§ **WHAT YOU ARE ASKED TO DO**: Write out the opening lines of the data word for word, up to and including the line with "const categories = ['Poor', 'Rather", and leave every picture and every later line out.

§ **DATA FOR THE TASK**:
══════

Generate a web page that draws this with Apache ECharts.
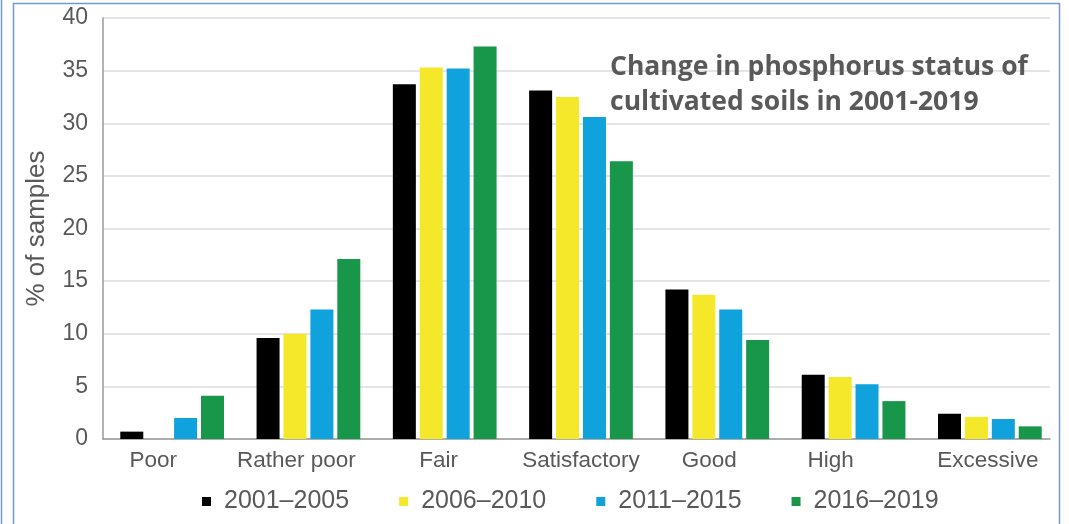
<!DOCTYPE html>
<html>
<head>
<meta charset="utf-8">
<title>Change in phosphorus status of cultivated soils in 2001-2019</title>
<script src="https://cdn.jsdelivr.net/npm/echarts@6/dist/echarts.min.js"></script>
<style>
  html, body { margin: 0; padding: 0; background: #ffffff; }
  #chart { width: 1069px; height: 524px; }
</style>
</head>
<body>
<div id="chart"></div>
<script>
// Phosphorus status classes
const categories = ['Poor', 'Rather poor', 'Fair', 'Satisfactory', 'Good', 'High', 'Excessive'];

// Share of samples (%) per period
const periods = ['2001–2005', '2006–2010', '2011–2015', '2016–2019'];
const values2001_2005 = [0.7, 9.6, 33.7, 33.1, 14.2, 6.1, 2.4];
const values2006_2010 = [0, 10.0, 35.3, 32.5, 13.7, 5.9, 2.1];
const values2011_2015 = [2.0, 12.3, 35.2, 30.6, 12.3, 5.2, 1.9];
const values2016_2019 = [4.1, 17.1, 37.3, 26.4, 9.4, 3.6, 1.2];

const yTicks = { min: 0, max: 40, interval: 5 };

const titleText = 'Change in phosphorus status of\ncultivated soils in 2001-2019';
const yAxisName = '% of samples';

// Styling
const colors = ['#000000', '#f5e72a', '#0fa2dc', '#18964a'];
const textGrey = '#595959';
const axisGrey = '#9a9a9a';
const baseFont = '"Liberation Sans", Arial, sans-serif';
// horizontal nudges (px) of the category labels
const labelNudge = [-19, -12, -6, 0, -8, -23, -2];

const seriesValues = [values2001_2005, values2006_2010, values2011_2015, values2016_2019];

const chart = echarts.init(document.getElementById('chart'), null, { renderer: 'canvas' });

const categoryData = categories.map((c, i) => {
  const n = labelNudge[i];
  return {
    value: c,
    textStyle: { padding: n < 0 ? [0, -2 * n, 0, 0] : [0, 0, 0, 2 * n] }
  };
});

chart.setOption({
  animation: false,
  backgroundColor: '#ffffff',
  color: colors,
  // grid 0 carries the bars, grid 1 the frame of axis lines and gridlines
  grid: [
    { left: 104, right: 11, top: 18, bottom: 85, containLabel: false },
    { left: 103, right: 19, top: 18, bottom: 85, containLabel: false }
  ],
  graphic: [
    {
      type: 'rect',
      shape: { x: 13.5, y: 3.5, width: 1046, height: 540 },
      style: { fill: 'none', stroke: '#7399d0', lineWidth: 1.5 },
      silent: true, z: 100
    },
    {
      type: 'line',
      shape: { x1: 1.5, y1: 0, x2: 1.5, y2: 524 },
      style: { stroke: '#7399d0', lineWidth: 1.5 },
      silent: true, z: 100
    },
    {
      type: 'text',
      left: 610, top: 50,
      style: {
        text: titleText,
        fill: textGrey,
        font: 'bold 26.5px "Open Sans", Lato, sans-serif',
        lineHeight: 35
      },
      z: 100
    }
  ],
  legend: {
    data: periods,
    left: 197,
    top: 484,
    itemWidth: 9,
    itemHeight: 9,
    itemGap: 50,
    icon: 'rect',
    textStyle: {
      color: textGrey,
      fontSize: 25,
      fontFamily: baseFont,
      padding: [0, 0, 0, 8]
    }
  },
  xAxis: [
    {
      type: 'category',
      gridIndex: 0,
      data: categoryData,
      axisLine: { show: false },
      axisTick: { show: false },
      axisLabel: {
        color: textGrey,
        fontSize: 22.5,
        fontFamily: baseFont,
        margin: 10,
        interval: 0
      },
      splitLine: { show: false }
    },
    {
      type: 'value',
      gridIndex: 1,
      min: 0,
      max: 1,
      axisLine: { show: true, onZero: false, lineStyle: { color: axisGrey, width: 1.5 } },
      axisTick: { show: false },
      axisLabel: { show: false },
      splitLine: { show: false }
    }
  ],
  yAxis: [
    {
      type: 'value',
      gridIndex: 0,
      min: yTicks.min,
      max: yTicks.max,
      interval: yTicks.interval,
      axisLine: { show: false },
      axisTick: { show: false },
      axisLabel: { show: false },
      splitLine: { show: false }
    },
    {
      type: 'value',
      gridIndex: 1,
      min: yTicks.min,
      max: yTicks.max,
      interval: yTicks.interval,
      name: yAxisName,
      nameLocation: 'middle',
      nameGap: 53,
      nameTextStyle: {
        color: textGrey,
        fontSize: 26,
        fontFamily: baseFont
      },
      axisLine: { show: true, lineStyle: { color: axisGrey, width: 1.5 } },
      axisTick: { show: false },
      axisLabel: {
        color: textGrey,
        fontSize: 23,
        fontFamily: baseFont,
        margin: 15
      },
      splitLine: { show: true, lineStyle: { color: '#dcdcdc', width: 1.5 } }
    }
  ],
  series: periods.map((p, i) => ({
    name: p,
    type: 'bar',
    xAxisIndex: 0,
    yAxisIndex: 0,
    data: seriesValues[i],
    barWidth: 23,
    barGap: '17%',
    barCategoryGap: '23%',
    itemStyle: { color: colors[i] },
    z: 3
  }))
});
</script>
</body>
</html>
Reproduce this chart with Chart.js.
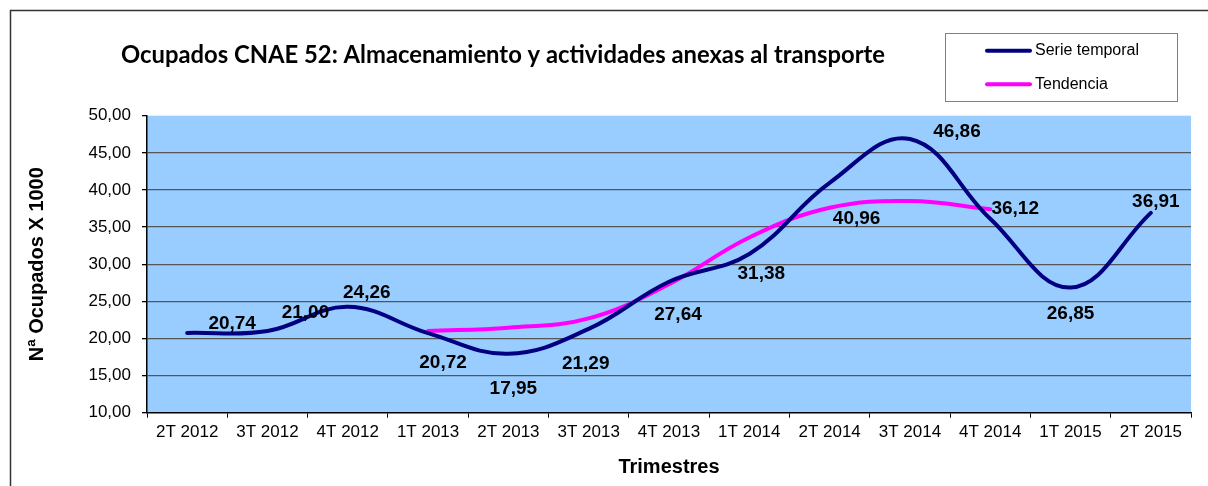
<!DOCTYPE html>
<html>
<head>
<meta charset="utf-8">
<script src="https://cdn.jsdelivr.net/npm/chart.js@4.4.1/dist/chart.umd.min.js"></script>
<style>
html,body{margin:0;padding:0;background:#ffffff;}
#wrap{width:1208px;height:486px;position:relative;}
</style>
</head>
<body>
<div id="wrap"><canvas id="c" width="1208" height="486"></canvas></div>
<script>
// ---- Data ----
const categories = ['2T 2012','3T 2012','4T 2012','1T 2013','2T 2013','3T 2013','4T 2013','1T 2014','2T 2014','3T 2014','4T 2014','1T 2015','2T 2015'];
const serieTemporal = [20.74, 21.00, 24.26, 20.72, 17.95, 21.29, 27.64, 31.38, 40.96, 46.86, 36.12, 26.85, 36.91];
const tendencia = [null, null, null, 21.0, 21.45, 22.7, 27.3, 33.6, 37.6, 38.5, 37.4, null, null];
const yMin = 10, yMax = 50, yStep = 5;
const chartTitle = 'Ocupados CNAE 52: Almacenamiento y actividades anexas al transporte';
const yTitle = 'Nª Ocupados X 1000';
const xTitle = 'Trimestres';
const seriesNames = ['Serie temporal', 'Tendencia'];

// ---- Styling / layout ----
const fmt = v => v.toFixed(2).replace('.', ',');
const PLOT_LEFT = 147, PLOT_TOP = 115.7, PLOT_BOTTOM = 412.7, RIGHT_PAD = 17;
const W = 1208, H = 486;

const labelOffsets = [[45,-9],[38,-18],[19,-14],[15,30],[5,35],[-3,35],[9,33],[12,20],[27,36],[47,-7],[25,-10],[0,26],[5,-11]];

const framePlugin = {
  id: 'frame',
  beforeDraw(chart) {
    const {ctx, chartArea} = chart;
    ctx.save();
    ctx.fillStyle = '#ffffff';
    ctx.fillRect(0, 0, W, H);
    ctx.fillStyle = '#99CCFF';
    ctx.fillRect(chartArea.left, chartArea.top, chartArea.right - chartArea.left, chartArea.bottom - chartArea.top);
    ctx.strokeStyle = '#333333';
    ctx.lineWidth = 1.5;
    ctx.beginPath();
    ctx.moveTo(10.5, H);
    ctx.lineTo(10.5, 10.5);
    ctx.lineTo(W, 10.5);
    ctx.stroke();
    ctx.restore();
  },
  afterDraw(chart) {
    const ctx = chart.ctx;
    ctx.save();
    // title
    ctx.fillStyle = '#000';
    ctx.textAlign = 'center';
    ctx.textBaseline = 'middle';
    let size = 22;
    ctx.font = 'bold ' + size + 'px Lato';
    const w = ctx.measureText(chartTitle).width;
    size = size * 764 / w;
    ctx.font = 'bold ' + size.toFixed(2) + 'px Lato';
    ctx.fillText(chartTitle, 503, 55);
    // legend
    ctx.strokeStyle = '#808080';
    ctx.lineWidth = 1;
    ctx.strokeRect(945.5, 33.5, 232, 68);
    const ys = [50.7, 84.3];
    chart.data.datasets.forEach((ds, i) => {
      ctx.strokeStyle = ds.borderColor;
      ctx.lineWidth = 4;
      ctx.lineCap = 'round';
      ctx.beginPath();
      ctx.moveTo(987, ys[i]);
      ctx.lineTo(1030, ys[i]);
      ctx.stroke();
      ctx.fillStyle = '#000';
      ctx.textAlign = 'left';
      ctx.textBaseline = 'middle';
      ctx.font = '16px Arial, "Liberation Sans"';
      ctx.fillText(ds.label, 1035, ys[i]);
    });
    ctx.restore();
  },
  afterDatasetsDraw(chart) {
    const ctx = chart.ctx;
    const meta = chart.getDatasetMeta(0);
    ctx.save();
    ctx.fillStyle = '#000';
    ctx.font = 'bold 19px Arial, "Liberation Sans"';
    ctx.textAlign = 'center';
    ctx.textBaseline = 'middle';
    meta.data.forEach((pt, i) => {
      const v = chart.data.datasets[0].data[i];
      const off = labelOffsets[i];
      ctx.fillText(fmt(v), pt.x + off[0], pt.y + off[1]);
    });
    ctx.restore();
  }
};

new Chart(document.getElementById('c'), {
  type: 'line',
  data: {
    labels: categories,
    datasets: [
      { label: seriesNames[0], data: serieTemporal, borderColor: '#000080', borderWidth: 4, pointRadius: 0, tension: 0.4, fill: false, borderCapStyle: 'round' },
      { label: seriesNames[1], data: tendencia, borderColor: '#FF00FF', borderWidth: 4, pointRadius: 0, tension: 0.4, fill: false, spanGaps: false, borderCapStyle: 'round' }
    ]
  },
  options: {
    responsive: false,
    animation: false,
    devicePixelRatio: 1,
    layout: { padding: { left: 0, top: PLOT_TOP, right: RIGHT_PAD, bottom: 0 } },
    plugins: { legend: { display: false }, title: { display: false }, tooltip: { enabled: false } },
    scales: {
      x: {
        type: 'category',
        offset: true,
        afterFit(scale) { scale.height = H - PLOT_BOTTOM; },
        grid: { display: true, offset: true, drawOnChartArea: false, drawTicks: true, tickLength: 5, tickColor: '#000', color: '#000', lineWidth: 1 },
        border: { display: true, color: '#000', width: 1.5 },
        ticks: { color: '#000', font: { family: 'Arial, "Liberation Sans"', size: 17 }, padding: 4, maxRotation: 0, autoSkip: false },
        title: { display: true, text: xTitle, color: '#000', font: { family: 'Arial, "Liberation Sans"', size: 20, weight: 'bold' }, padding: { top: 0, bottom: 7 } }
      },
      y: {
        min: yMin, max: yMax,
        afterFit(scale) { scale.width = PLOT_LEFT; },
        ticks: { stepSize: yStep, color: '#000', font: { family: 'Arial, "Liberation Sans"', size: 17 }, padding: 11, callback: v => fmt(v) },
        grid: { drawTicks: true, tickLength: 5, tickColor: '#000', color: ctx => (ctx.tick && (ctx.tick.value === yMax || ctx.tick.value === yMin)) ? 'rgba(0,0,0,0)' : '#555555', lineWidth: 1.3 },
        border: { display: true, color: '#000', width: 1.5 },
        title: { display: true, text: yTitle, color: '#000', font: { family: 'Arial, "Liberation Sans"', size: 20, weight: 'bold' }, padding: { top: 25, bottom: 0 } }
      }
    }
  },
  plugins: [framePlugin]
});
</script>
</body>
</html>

══════

§ **REPLY TO THE EXERCISE**:
Generate a web page that draws this with Apache ECharts.
<!DOCTYPE html>
<html>
<head>
<meta charset="utf-8">
<title>Change in phosphorus status of cultivated soils in 2001-2019</title>
<script src="https://cdn.jsdelivr.net/npm/echarts@6/dist/echarts.min.js"></script>
<style>
  html, body { margin: 0; padding: 0; background: #ffffff; }
  #chart { width: 1069px; height: 524px; }
</style>
</head>
<body>
<div id="chart"></div>
<script>
// Phosphorus status classes
const categories = ['Poor', 'Rather poor', 'Fair', 'Satisfactory', 'Good', 'High', 'Excessive'];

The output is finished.